Digital Marketing Diversification 101
Digital marketing is the promotion of a company using electronic devices such as personal computers, smartphones, cellphones, tablets and game consoles. Digital marketing applies to technologies or platforms such as websites, e-mail, apps (classic and mobile) and social networks.
In short, there are many venues by which to utilize in your digital marketing efforts.
Here are the steps to follow in order to maximize marketing diversification:
Step 1: Discover Your Digital Options
When it comes to digital marketing choices these days, there is an explosion of opportunities and they continue to grow daily. The fact is, you can diversify quickly and easily once you have determined the best way to get in front of, and engage with, your prospects.
Here are your digital marketing options:
- Search/Display Ads
- Paid Ads via Publishing Outlet
- In-game Advertising
- Social Media Ads
- Ad-Retargeting
- Offline Ads with QR Codes/URL’s
- Inbound Links
- Reviews
- Website Search Engine Optimization (SEO)
- Online Forums (LinkedIn, Quora)
- Local Listings
- Blogging
- Social Media Channels
- Online Videos
- SMS (Texts)
- Digital Loyalty Programs
- Content Offers with Landing Pages
- Email Marketing
- Others I have not even heard of yet!
Step 2: Map Out Your Content
Once you have decided how many and which of these channels you need to be on, it’s time to plan and map out content.
Take a look at your current assets – look at your library of blog posts, print assets, identify what materials are always relevant (evergreen) and clean out everything that is outdated.
Inventory your current digital channels – are you doing PPC? Social? Loyalty programs? Gather all your digital assets into one spreadsheet to see what you are starting with.

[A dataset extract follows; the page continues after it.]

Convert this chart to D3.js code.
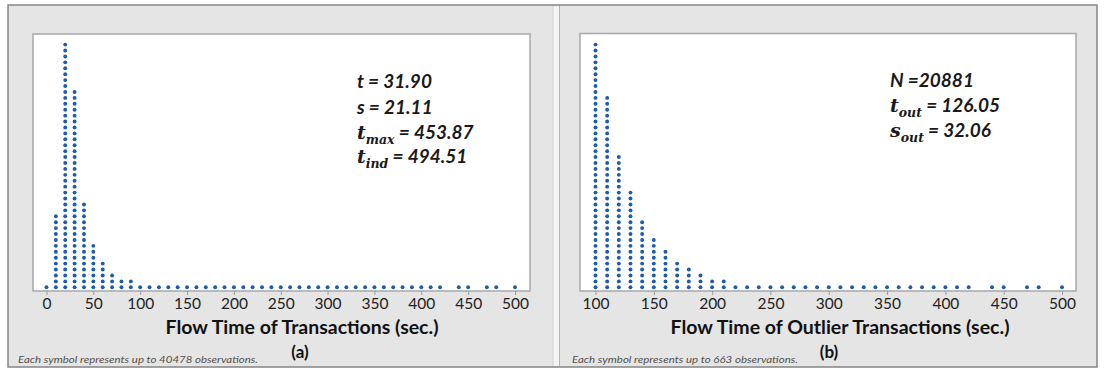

Create a calendar – I’m a big advocate of content calendars! Think through the next 6-months, determine what of your current content is relevant and when. You can then use this as a place to start in your future content planning.
Break it up – no need to create different content for each digital marketing channel! Break it all up – have a blog post? Break it down to the main points for a SlideShare; take snippets out for your social posts; send an email with a link to the post; do an online video overview of the post… break it up and send it out. Don’t forget to use your content calendar to track what you’re posting and where.
Step 3: Determine Your Channels
To most efficiently set up your portfolio for marketing diversification you must consider the top channels where your current and target customers will be. Once you have determined this through your Buyer Persona creation, you can then craft your digital marketing plan around this.
Not every channel is right for every business and piece of content. Your own channel – your blog and landing pages – are the most important. Use this space as your home base, then fill in the others from there.
Step 4: Analyze, Tweak, Start Over
If you don’t track, you’ll never know what is working for you and what isn’t. I like to use Hubspot, Google Analytics, as well as a simple Benchmarking form to help me analyze it all. Measuring the ROI of digital marketing is the way you will be most effective in your online strategy. Find out what’s working, what doesn’t, then tweak it and start over.
As you diversify your digital marketing portfolio you’ll depend less on one channel to deliver and be prepared for any marketing instability. Because, if there is one thing that’s for certain – the digital marketing world is going to keep changing!